[Source code of charts]
____
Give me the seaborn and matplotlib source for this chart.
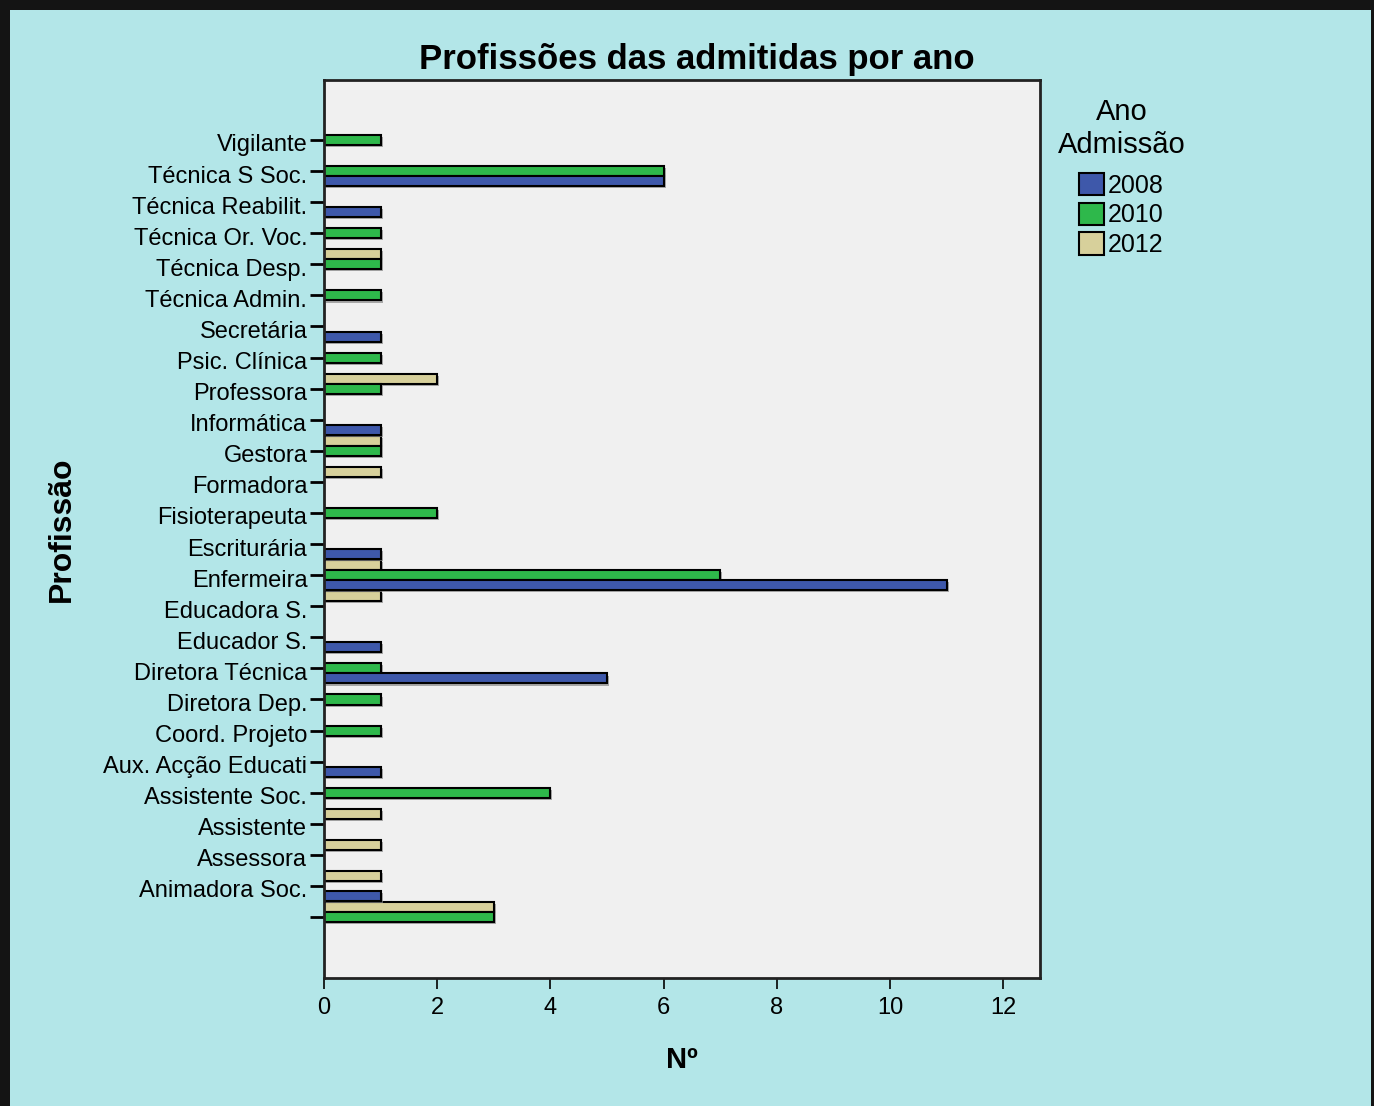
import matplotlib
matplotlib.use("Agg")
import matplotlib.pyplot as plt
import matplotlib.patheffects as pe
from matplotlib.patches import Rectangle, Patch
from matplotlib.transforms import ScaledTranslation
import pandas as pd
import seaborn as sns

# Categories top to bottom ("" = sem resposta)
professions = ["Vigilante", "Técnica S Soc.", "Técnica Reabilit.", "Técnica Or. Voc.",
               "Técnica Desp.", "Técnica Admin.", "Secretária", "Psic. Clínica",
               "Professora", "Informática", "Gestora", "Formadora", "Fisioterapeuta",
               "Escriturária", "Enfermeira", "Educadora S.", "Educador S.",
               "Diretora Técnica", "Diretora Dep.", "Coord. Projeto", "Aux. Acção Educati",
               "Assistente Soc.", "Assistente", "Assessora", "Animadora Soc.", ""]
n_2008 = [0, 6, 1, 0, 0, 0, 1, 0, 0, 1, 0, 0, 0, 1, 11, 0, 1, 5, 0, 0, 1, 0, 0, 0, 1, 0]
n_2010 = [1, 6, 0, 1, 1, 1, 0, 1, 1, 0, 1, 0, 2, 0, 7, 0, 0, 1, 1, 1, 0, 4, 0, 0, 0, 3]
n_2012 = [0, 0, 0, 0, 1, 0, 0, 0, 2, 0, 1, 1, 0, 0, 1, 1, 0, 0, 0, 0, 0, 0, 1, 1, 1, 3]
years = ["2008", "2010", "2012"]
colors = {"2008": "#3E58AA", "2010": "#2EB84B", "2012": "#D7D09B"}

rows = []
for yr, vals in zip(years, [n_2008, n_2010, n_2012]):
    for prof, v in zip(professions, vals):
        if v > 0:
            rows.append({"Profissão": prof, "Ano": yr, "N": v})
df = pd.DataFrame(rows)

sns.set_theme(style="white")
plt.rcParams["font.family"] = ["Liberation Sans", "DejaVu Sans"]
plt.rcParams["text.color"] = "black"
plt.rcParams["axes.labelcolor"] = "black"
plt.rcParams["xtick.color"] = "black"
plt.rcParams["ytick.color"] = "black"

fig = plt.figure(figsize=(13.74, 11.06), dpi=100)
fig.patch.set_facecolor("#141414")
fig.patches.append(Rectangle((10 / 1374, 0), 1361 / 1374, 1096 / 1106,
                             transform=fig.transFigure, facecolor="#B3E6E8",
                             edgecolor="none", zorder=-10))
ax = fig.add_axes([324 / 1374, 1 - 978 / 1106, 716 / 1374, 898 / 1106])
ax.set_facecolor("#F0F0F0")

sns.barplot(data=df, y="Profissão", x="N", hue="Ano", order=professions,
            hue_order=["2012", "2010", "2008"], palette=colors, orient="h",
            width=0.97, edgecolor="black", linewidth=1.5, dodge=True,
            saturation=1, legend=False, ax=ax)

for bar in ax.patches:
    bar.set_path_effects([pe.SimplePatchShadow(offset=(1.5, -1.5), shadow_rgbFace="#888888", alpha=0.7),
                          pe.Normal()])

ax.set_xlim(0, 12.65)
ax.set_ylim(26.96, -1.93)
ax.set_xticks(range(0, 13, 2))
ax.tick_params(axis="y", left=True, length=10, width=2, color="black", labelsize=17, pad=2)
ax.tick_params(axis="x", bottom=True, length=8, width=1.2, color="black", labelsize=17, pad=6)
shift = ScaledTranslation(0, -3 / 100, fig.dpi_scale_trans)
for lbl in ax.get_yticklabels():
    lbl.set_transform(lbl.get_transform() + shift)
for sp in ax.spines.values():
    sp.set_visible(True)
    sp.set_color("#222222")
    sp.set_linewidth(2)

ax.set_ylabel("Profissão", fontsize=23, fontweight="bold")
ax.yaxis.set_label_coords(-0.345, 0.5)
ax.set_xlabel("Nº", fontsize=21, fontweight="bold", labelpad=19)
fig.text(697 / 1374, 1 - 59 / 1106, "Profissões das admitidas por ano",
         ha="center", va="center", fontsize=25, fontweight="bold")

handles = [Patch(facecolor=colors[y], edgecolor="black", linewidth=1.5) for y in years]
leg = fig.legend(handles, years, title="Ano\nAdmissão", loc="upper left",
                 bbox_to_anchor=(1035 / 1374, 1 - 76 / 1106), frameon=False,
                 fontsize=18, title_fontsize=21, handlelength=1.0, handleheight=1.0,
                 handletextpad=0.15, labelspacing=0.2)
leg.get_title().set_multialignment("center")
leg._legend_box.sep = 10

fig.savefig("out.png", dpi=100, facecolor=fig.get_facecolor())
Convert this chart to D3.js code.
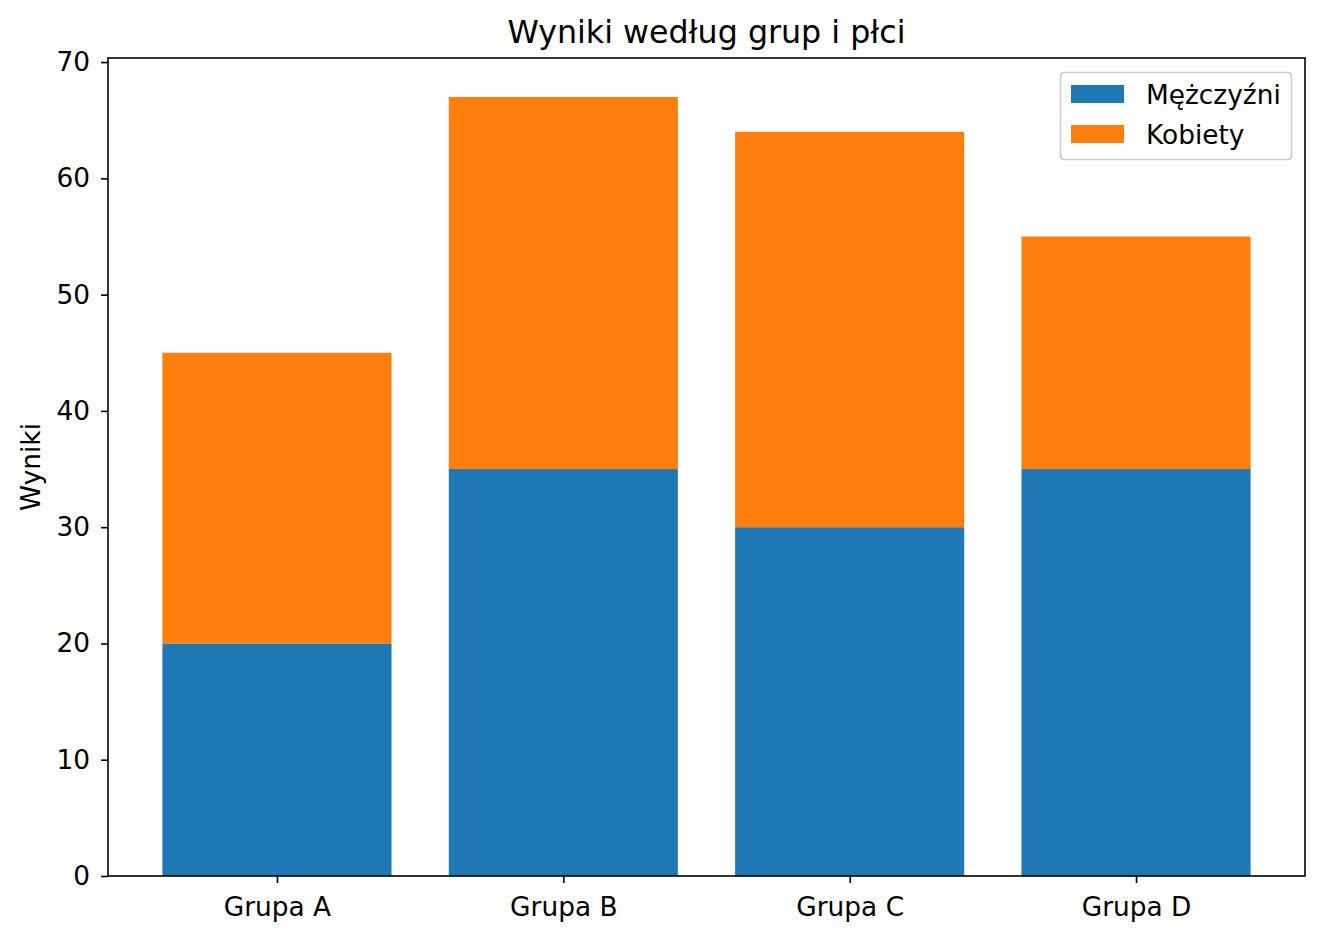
____
• Problem description: Return the listing above in full and without alteration, excluding its pictures.

• Written reply:
Give me the seaborn and matplotlib source for this chart.
import matplotlib
matplotlib.use("Agg")
import matplotlib.pyplot as plt
import matplotlib.patheffects as pe
from matplotlib.patches import Rectangle, Patch
from matplotlib.transforms import ScaledTranslation
import pandas as pd
import seaborn as sns

# Categories top to bottom ("" = sem resposta)
professions = ["Vigilante", "Técnica S Soc.", "Técnica Reabilit.", "Técnica Or. Voc.",
               "Técnica Desp.", "Técnica Admin.", "Secretária", "Psic. Clínica",
               "Professora", "Informática", "Gestora", "Formadora", "Fisioterapeuta",
               "Escriturária", "Enfermeira", "Educadora S.", "Educador S.",
               "Diretora Técnica", "Diretora Dep.", "Coord. Projeto", "Aux. Acção Educati",
               "Assistente Soc.", "Assistente", "Assessora", "Animadora Soc.", ""]
n_2008 = [0, 6, 1, 0, 0, 0, 1, 0, 0, 1, 0, 0, 0, 1, 11, 0, 1, 5, 0, 0, 1, 0, 0, 0, 1, 0]
n_2010 = [1, 6, 0, 1, 1, 1, 0, 1, 1, 0, 1, 0, 2, 0, 7, 0, 0, 1, 1, 1, 0, 4, 0, 0, 0, 3]
n_2012 = [0, 0, 0, 0, 1, 0, 0, 0, 2, 0, 1, 1, 0, 0, 1, 1, 0, 0, 0, 0, 0, 0, 1, 1, 1, 3]
years = ["2008", "2010", "2012"]
colors = {"2008": "#3E58AA", "2010": "#2EB84B", "2012": "#D7D09B"}

rows = []
for yr, vals in zip(years, [n_2008, n_2010, n_2012]):
    for prof, v in zip(professions, vals):
        if v > 0:
            rows.append({"Profissão": prof, "Ano": yr, "N": v})
df = pd.DataFrame(rows)

sns.set_theme(style="white")
plt.rcParams["font.family"] = ["Liberation Sans", "DejaVu Sans"]
plt.rcParams["text.color"] = "black"
plt.rcParams["axes.labelcolor"] = "black"
plt.rcParams["xtick.color"] = "black"
plt.rcParams["ytick.color"] = "black"

fig = plt.figure(figsize=(13.74, 11.06), dpi=100)
fig.patch.set_facecolor("#141414")
fig.patches.append(Rectangle((10 / 1374, 0), 1361 / 1374, 1096 / 1106,
                             transform=fig.transFigure, facecolor="#B3E6E8",
                             edgecolor="none", zorder=-10))
ax = fig.add_axes([324 / 1374, 1 - 978 / 1106, 716 / 1374, 898 / 1106])
ax.set_facecolor("#F0F0F0")

sns.barplot(data=df, y="Profissão", x="N", hue="Ano", order=professions,
            hue_order=["2012", "2010", "2008"], palette=colors, orient="h",
            width=0.97, edgecolor="black", linewidth=1.5, dodge=True,
            saturation=1, legend=False, ax=ax)

for bar in ax.patches:
    bar.set_path_effects([pe.SimplePatchShadow(offset=(1.5, -1.5), shadow_rgbFace="#888888", alpha=0.7),
                          pe.Normal()])

ax.set_xlim(0, 12.65)
ax.set_ylim(26.96, -1.93)
ax.set_xticks(range(0, 13, 2))
ax.tick_params(axis="y", left=True, length=10, width=2, color="black", labelsize=17, pad=2)
ax.tick_params(axis="x", bottom=True, length=8, width=1.2, color="black", labelsize=17, pad=6)
shift = ScaledTranslation(0, -3 / 100, fig.dpi_scale_trans)
for lbl in ax.get_yticklabels():
    lbl.set_transform(lbl.get_transform() + shift)
for sp in ax.spines.values():
    sp.set_visible(True)
    sp.set_color("#222222")
    sp.set_linewidth(2)

ax.set_ylabel("Profissão", fontsize=23, fontweight="bold")
ax.yaxis.set_label_coords(-0.345, 0.5)
ax.set_xlabel("Nº", fontsize=21, fontweight="bold", labelpad=19)
fig.text(697 / 1374, 1 - 59 / 1106, "Profissões das admitidas por ano",
         ha="center", va="center", fontsize=25, fontweight="bold")

handles = [Patch(facecolor=colors[y], edgecolor="black", linewidth=1.5) for y in years]
leg = fig.legend(handles, years, title="Ano\nAdmissão", loc="upper left",
                 bbox_to_anchor=(1035 / 1374, 1 - 76 / 1106), frameon=False,
                 fontsize=18, title_fontsize=21, handlelength=1.0, handleheight=1.0,
                 handletextpad=0.15, labelspacing=0.2)
leg.get_title().set_multialignment("center")
leg._legend_box.sep = 10

fig.savefig("out.png", dpi=100, facecolor=fig.get_facecolor())
Convert this chart to D3.js code.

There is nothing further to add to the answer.